Opinion

Anthony, Eliot and anger

When Anthony Weiner bizarrely used a forum sponsored by the American Association of Retired People to deride Republican George McDonald as “grandpa,” it wasn’t the first time his anger got the best of him.

Though his legislative achievements as a congressman were thin, his anger was legendary — whether for heaving a staffer’s Blackberry against a wall, for a vitriolic exchange in the House that had him disciplined for inappropriate language or for his angry initial insistence that anyone who said he was sexting was a liar.

In this, Weiner has much in common with the other candidate whose sexual exploits keep our headline writers busy, Eliot Spitzer. As with Weiner, the candidate for comptroller has had many crude blowups that ought to give voters pause.

* Only weeks into his term as governor, Spitzer screamed at then-Assembly Minority Leader Jim Tedesco, “I’m a f—ing steamroller, and I will roll over you or anyone who gets in my way.”

* Speaking to an aide about leaking dirt derived from the illegal use of state troopers to track then-Senate Majority Leader Joe Bruno, Spitzer roared, “F— him.
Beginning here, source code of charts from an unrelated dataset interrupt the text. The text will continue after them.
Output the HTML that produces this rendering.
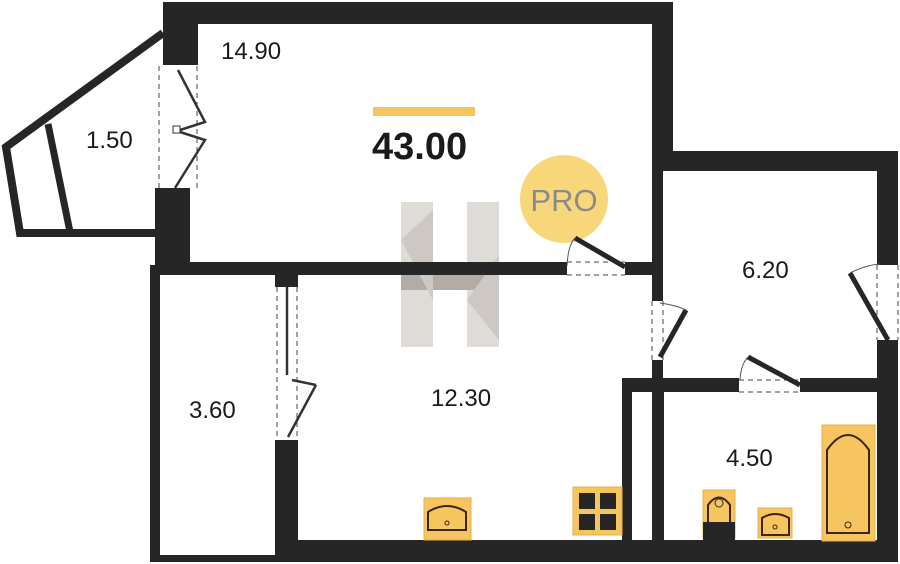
<!DOCTYPE html>
<html><head><meta charset="utf-8"><style>
html,body{margin:0;padding:0;background:#fff;}
svg{display:block;}
text{font-family:"Liberation Sans",sans-serif;}
</style></head><body>
<svg width="900" height="564" viewBox="0 0 900 564" xmlns="http://www.w3.org/2000/svg">
<rect width="900" height="564" fill="#fff"/>
<g opacity="0.65">
<rect x="401" y="202" width="32" height="145" fill="#cfc8c2"/>
<rect x="467" y="202" width="32" height="145" fill="#cfc8c2"/>
<rect x="401" y="262" width="98" height="28" fill="#8a7f77"/>
<polygon points="401,240 433,210 433,300" fill="#b5aca5"/>
<polygon points="467,300 499,255 499,340" fill="#b5aca5"/>
</g>
<circle cx="564" cy="199" r="44" fill="#f8d77a"/>
<text x="564" y="211" font-size="31" fill="#8a8a8a" text-anchor="middle">PRO</text>
<g fill="#262626">
<rect x="163" y="2" width="510" height="22"/>
<rect x="163" y="2" width="35" height="63"/>
<rect x="652" y="2" width="21" height="152"/>
<rect x="155" y="188" width="35" height="87"/>
<rect x="155" y="262" width="412" height="13"/>
<rect x="625" y="262" width="37" height="13"/>
<rect x="652" y="151" width="246" height="20"/>
<rect x="652" y="151" width="11" height="150"/>
<rect x="652" y="360" width="11" height="25"/>
<rect x="877" y="151" width="21" height="114"/>
<rect x="877" y="340" width="21" height="222"/>
<rect x="622" y="378" width="117" height="14"/>
<rect x="800" y="378" width="80" height="14"/>
<rect x="622" y="378" width="10" height="165"/>
<rect x="652" y="378" width="12" height="165"/>
<polygon points="150,265 160,265 160,555 150,562"/>
<rect x="150" y="555" width="130" height="7"/>
<rect x="275" y="275" width="23" height="12"/>
<rect x="275" y="440" width="23" height="122"/>
<rect x="275" y="540" width="623" height="22"/>
</g>
<polyline points="163,33 6,147 20,233 155,233" fill="none" stroke="#262626" stroke-width="8" stroke-linejoin="miter"/>
<line x1="48" y1="124" x2="70" y2="232" stroke="#262626" stroke-width="7"/>
<g stroke="#444" stroke-width="1" fill="none" stroke-dasharray="5,4">
<line x1="159" y1="66" x2="159" y2="188"/><line x1="197" y1="66" x2="197" y2="188"/>
<line x1="277" y1="287" x2="277" y2="440"/><line x1="297" y1="287" x2="297" y2="440"/>
<line x1="567" y1="262" x2="625" y2="262"/><line x1="567" y1="275" x2="625" y2="275"/>
<line x1="652" y1="301" x2="652" y2="360"/><line x1="663" y1="301" x2="663" y2="360"/>
<line x1="877" y1="265" x2="877" y2="340"/><line x1="898" y1="265" x2="898" y2="340"/>
<line x1="739" y1="380" x2="800" y2="380"/><line x1="739" y1="392" x2="800" y2="392"/>
</g>
<g stroke="#333" stroke-width="2.5" fill="none">
<polyline points="178,70 205,122 180,130"/>
<polyline points="180,132 205,140 175,188"/>
<line x1="287" y1="287" x2="287" y2="375"/>
<line x1="292" y1="380" x2="316" y2="385"/>
<line x1="316" y1="385" x2="288" y2="437"/>
</g>
<rect x="173" y="126" width="7" height="7" fill="#fff" stroke="#333"/>
<g stroke="#262626" stroke-width="5">
<line x1="575" y1="238" x2="625" y2="267"/>
<line x1="686" y1="310" x2="660" y2="357"/>
<line x1="850" y1="273" x2="888" y2="340"/>
<line x1="748" y1="357" x2="800" y2="385"/>
</g>
<g stroke="#555" stroke-width="1" fill="none">
<path d="M567,266 Q568,245 575,238"/>
<path d="M660,303 Q676,305 686,310"/>
<path d="M850,273 Q866,265 880,264"/>
<path d="M740,380 Q741,364 748,357"/>
</g>
<g stroke="#3a2616" stroke-width="2">
<rect x="424" y="498" width="47" height="42" fill="#f6c560" stroke="#e6b050" stroke-width="1"/>
<path d="M428,530 L428,512 Q447,500 466,512 L466,530 Z" fill="#f6c560"/>
<circle cx="447" cy="523" r="2" fill="none" stroke-width="1"/>
<rect x="573" y="487" width="49" height="48" fill="#f6c560" stroke="#e6b050" stroke-width="1"/>
<rect x="703" y="490" width="32" height="48" fill="#f6c560" stroke="#e6b050" stroke-width="1"/>
<rect x="703" y="522" width="32" height="18" fill="#262626" stroke="none"/>
<path d="M708,522 L708,505 Q719,490 730,505 L730,522" fill="#f6c560"/>
<circle cx="719" cy="503" r="4" fill="none" stroke-width="1"/>
<rect x="758" y="508" width="34" height="30" fill="#f6c560" stroke="#e6b050" stroke-width="1"/>
<path d="M762,535 L762,518 Q775,510 789,518 L789,535 Z" fill="#f6c560"/>
<circle cx="775" cy="527" r="2" fill="none" stroke-width="1"/>
<rect x="822" y="425" width="53" height="116" fill="#f6c560" stroke="#e6b050" stroke-width="1"/>
<path d="M827,533 L827,450 Q848,420 869,450 L869,533 Z" fill="#f6c560"/>
<circle cx="848" cy="525" r="3" fill="none" stroke-width="1"/>
</g>
<g fill="#262626">
<rect x="579" y="493" width="16" height="16"/><rect x="600" y="493" width="16" height="16"/>
<rect x="579" y="514" width="16" height="16"/><rect x="600" y="514" width="16" height="16"/>
</g>
<rect x="373" y="107" width="102" height="9" fill="#f6c560"/>
<text x="372" y="159" font-size="38" font-weight="bold" fill="#1a1a1a">43.00</text>
<g font-size="24" fill="#1a1a1a">
<text x="221" y="59">14.90</text>
<text x="86" y="148">1.50</text>
<text x="189" y="418">3.60</text>
<text x="431" y="406">12.30</text>
<text x="742" y="278">6.20</text>
<text x="726" y="466">4.50</text>
</g>
</svg>
</body></html>
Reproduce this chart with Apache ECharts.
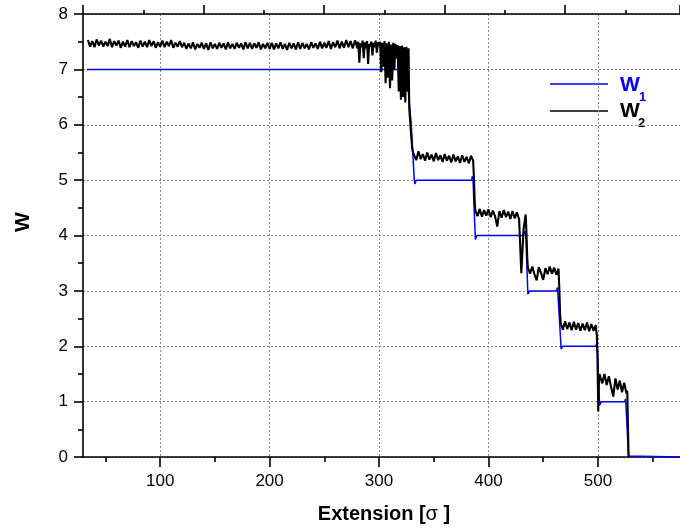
<!DOCTYPE html>
<html><head><meta charset="utf-8">
<script src="https://cdn.jsdelivr.net/npm/echarts@6/dist/echarts.min.js"></script>
<style>html,body{margin:0;padding:0;background:#fff}#c{width:680px;height:532px}</style>
</head><body><div id="c"></div>
<script>
const FONT = '"Liberation Sans", Arial, sans-serif';
// ---- axis ticks ----
const xTicks = [100, 200, 300, 400, 500];
const xMinorTicks = [50, 150, 250, 350, 450, 550];
// ---- W1 (blue) : [extension, W] ----
const w1Points = [
  [33,7],[325,7],[329.3,6.03],[332.2,5.0],[332.7,4.93],[334,5.0],
  [384.6,5.0],[385.3,5.07],[386,4.95],[388,3.93],[389.5,4.0],
  [431.2,4.0],[433.6,4.08],[434.3,3.9],[436,2.94],[437.5,3.0],
  [462,3.0],[463,3.06],[463.6,2.9],[466.4,1.95],[468,2.0],
  [498.2,2.0],[499,2.07],[499.6,1.9],[501.5,0.93],[503,1.0],
  [524.6,1.0],[525.2,1.05],[525.7,0.9],[528,0.02],[529,0],[575,0]
];
// ---- W2 (black, noisy) : sampled plateaus ----
const w2Plateau7 = [ // x = 34, 36, ... 278
  7.53,7.41,7.51,7.40,7.54,7.43,7.52,7.41,7.50,7.42,7.55,7.40,7.51,7.43,
  7.52,7.39,7.50,7.41,7.53,7.40,7.51,7.42,7.49,7.39,7.52,7.41,7.50,7.40,7.53,7.42,7.51,7.39,7.49,7.41,7.52,7.40,7.50,7.42,7.53,7.39,7.48,7.41,7.51,7.40,
  7.48,7.37,7.47,7.38,7.49,7.36,7.46,7.39,7.48,7.37,7.47,7.35,7.49,7.38,7.46,7.37,7.48,7.39,7.47,7.36,7.49,7.38,7.46,7.37,7.48,7.39,7.47,7.36,7.49,7.38,7.48,7.37,7.47,7.39,7.49,7.36,7.46,7.38,7.48,7.37,
  7.48,7.36,7.47,7.38,7.49,7.37,7.46,7.35,7.48,7.38,7.47,7.36,7.49,7.37,7.48,7.38,7.46,7.36,7.49,7.39,7.47,7.37,7.50,7.38,7.48,7.39,7.51,7.37,7.49,7.40,7.52,7.38,7.50,7.39,7.53,7.40,7.51,7.38,7.52
];
const w2Unstable = [ // x = 279, 280, ... 327
  7.48,7.38,7.50,7.12,7.47,7.40,7.52,7.20,7.49,7.38,7.51,7.10,7.46,7.41,7.50,7.25,7.48,7.40,7.52,7.30,7.49,
  7.42,7.50,6.95,7.48,7.05,7.51,6.75,7.47,6.85,7.50,6.66,7.45,6.80,7.48,7.00,7.46,7.20,
  7.44,6.60,7.42,6.45,7.43,6.50,7.40,6.40,7.41,6.60,7.38
];
const w2Drop7to5 = [[327.6,6.3],[328.3,6.1],[329,5.9],[329.6,5.75],[330.2,5.6],[331,5.5]];
const w2Plateau5 = [ // x = 332, 334, ... 386
  5.48,5.36,5.52,5.38,5.47,5.35,5.50,5.37,5.46,5.34,5.49,5.36,5.45,5.33,
  5.47,5.35,5.44,5.32,5.46,5.34,5.43,5.31,5.45,5.33,5.42,5.30,5.44,5.35
];
const w2Drop5to4 = [[386.8,5.0],[387.4,4.6]];
const w2Plateau4 = [ // x = 388, 390, ... 434
  4.45,4.35,4.48,4.34,4.46,4.36,4.47,4.33,4.45,4.35,4.16,4.44,
  4.32,4.46,4.33,4.43,4.30,4.44,4.31,4.42,4.29,3.32,4.10,4.38
];
const w2Drop4to3 = [[434.8,4.0],[435.4,3.6]];
const w2Plateau3 = [ // x = 436, 438, ... 464
  3.42,3.31,3.44,3.30,3.19,3.43,3.32,3.20,3.41,3.30,3.44,3.31,3.42,3.29,3.40
];
const w2Drop3to2 = [[464.8,3.0],[465.4,2.6]];
const w2Plateau2 = [ // x = 466, 468, ... 498
  2.42,2.30,2.45,2.31,2.43,2.29,2.44,2.30,2.42,2.28,2.41,2.29,2.43,2.27,2.40,2.28,2.38
];
const w2Drop2to1 = [[499,2.2],[499.6,1.8],[500.3,0.82],[500.8,1.3],[501.4,1.5]];
const w2Plateau1 = [ // x = 502, 504, ... 526
  1.52,1.33,1.50,1.30,1.46,1.27,1.09,1.42,1.22,1.38,1.17,1.34,1.15
];
const w2Drop1to0 = [[526.8,1.2],[527.5,0.5],[528,0]];

function sampled(x0, step, ys) { return ys.map((y, i) => [x0 + i * step, y]); }
const w2Data = [].concat(
  sampled(34, 2, w2Plateau7), sampled(279, 1, w2Unstable), w2Drop7to5,
  sampled(332, 2, w2Plateau5), w2Drop5to4,
  sampled(388, 2, w2Plateau4), w2Drop4to3,
  sampled(436, 2, w2Plateau3), w2Drop3to2,
  sampled(466, 2, w2Plateau2), w2Drop2to1,
  sampled(502, 2, w2Plateau1), w2Drop1to0
);

const chart = echarts.init(document.getElementById('c'), null, {renderer: 'canvas'});
const axisCol = '#000';
const lineW = 1.6;
const BLUE = '#0000ff';
const gridLine = {show: true, lineStyle: {color: '#8a8a8a', width: 1, type: [2, 2]}};
chart.setOption({
  animation: false,
  backgroundColor: '#fff',
  grid: {left: 83, top: 14, right: 0, bottom: 75, containLabel: false},
  xAxis: [
    {
      type: 'value', min: 29.5, max: 575, position: 'bottom',
      axisLine: {show: true, onZero: false, lineStyle: {color: axisCol, width: lineW}},
      axisTick: {show: true, customValues: xTicks, length: 10, lineStyle: {color: axisCol, width: lineW}},
      axisLabel: {show: true, customValues: xTicks, fontSize: 17, color: '#000', fontFamily: FONT, margin: 16},
      splitLine: gridLine
    },
    {
      type: 'value', min: 29.5, max: 575, position: 'bottom',
      axisLine: {show: false, onZero: false},
      axisTick: {show: true, customValues: xMinorTicks, length: 5, lineStyle: {color: axisCol, width: lineW}},
      axisLabel: {show: false}, splitLine: {show: false}
    },
    {
      type: 'value', min: 0, max: 597 / 120.5, interval: 1, position: 'top',
      axisLine: {show: true, onZero: false, lineStyle: {color: axisCol, width: lineW}},
      axisTick: {show: true, length: 9, lineStyle: {color: axisCol, width: lineW}},
      minorTick: {show: true, splitNumber: 2, length: 4, lineStyle: {color: axisCol, width: lineW}},
      axisLabel: {show: false}, splitLine: {show: false}
    }
  ],
  yAxis: {
    type: 'value', min: 0, max: 8, interval: 1,
    axisLine: {show: true, onZero: false, lineStyle: {color: axisCol, width: lineW}},
    axisTick: {show: true, length: 9, lineStyle: {color: axisCol, width: lineW}},
    minorTick: {show: true, splitNumber: 2, length: 5, lineStyle: {color: axisCol, width: lineW}},
    axisLabel: {fontSize: 17, color: '#000', fontFamily: FONT, margin: 15},
    splitLine: gridLine
  },
  series: [
    {name: 'W1', type: 'line', xAxisIndex: 0, data: w1Points, showSymbol: false, symbol: 'none',
     lineStyle: {color: BLUE, width: 1.5}, z: 2},
    {name: 'W2', type: 'line', xAxisIndex: 0, data: w2Data, showSymbol: false, symbol: 'none',
     lineStyle: {color: '#000', width: 2.1}, z: 3}
  ],
  graphic: [
    {type: 'line', shape: {x1: 550, y1: 84, x2: 608, y2: 84}, style: {stroke: BLUE, lineWidth: 1.5}},
    {type: 'line', shape: {x1: 550, y1: 111, x2: 608, y2: 111}, style: {stroke: '#000', lineWidth: 1.5}},
    {type: 'text', x: 620, y: 85, style: {text: 'W', fill: BLUE, font: 'bold 21px ' + FONT, verticalAlign: 'middle', align: 'left'}},
    {type: 'text', x: 639, y: 97, style: {text: '1', fill: BLUE, font: 'bold 13px ' + FONT, verticalAlign: 'middle', align: 'left'}},
    {type: 'text', x: 620, y: 111, style: {text: 'W', fill: '#000', font: 'bold 21px ' + FONT, verticalAlign: 'middle', align: 'left'}},
    {type: 'text', x: 638, y: 123, style: {text: '2', fill: '#000', font: 'bold 13px ' + FONT, verticalAlign: 'middle', align: 'left'}},
    {type: 'text', x: 384, y: 514, style: {
      text: '{b|Extension [}{s|σ}{b| ]}', align: 'center', verticalAlign: 'middle',
      rich: {b: {font: 'bold 20px ' + FONT, fill: '#000'}, s: {font: '20px ' + FONT, fill: '#000'}}
    }},
    {type: 'text', x: 23, y: 222, rotation: Math.PI / 2, style: {text: 'W', fill: '#000', font: 'bold 21px ' + FONT, align: 'center', verticalAlign: 'middle'}}
  ]
});
</script>
</body></html>
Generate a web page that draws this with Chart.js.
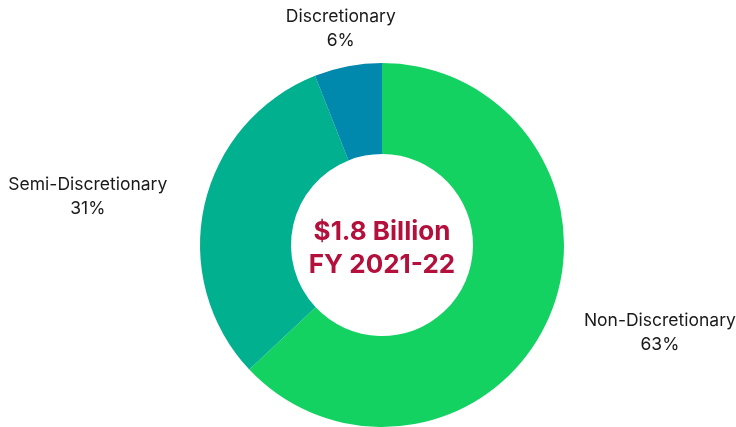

He’s a piece of s—, shove it up his a– with a red-hot poker.”

* As attorney general, Spitzer threatened former Ambassador John Whitehead for writing a letter to The Wall Street Journal that supported AIG’s Hank Greenberg, a Spitzer target.

“I will be coming after you,” Spitzer told Whitehead. “You will pay the price . . . You will wish you had never written that letter.”

In short, it’s not just their sexual scandals that make Weiner and Spitzer unsuitable for office. It’s their unhinged personalities.